The simplest answer to your question is the one given by Christian Blatter. I show it as a simple corollary of the following important result (from an exercise in Apostol's Mathematical Analysis, problem 7.35, Page 180):

Theorem: If $f$ is Riemann integrable on $[a, b]$ and $$\int_{a}^{b}f(x)\,dx > 0$$ then there is a non-degenerate sub-interval $[c, d]\subseteq [a, b]$ such that $f(x) > 0$ for all $x \in [c, d]$.

To answer your question let's assume on the contrary that $\int_{a}^{b}f(x)\,dx > 0$ and then by above theorem $f$ is positive on some sub-interval $[c, d]$ and hence no point of $(c, d)$ lies in the closure of $A$ so that $\bar{A} \neq [a, b]$.

The case $\int_{a}^{b}f(x)\,dx < 0$ is handled by considering $-f$ in place of $f$. And thus we are forced to have the integral $\int_{a}^{b}f(x)\,dx = 0$.
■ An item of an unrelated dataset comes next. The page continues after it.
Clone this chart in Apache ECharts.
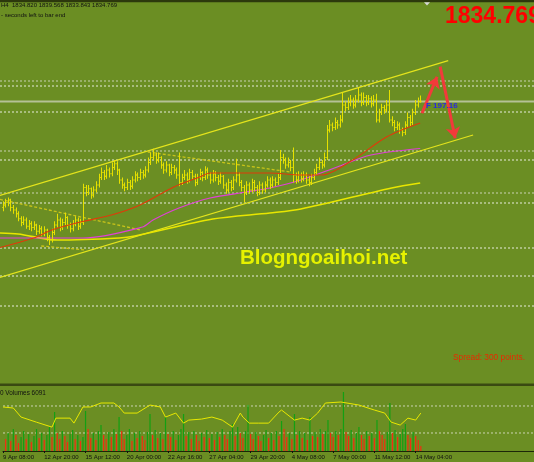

Apostol offers the following beautiful proof of the theorem above via hint. Let us then assume that $$I = \int_{a}^{b}f(x)\,dx > 0$$ and let $M > 0$ be such that $f(x) \leq M$ for all $x \in [a, b]$. Consider the number $$h =\frac{I}{2(M + b - a)} > 0$$ and the set $$T = \{x\mid x \in [a, b], f(x) \geq h\}$$ By definition of Riemann integral we have a partition $$P = \{x_{0}, x_{1}, x_{2}, \dots, x_{n}\}$$ of $[a, b]$ and the corresponding Riemann sum $$S(P, f) = \sum_{k=1}^{n}f(t_{k})(x_{k} - x_{k - 1})$$ such that $S(P, f) > I/2$. Now the index $k$ in sum $S(P, f)$ above is divided into two sets $A, B$ as follows: $$A = \{k\mid [x_{k - 1}, x_{k}]\subseteq T\}, B = \{k \mid k \notin A\}$$ and the sum $S(P, f)$ is split into two sums as follows $$S(P, f) = \sum_{k \in A}f(t_{k})\Delta x_{k} + \sum_{k \in B}f(t_{k})\Delta x_{k}$$ If $k \in A$ then we note that $f(t_{k}) \leq M$ and if $k \in B$ then we choose $t_{k}$ such that $f(t_{k}) < h$. Then we can see that $$S(P, f) < M\sum_{k \in A}\Delta x_{k} + h(b - a)$$ and hence $$h(M + b - a) = \frac{I}{2} < S(P, f) < M\sum_{k \in A}\Delta x_{k} + h(b - a)$$ or $$\sum_{k \in A}\Delta x_{k} > h$$ so that $A$ is non-empty and hence we have a non-degenerate sub-interval $[x_{k - 1}, x_{k}] \subseteq T$ and thus $f(x) \geq h > 0$ on this sub-interval.

Note that the proof in Apostol's book unnecessarily assumes that $f(x)$ is non-negative. The estimation of sum $S(P, f)$ via splitting into two sums and then finding a bound for each of these two sums works without assuming $f$ is non-negative (the bounds are obtained by multiplication with $\Delta x_{k} > 0$ and addition of inequalities which are both valid steps in algebraic manipulation of inequalities).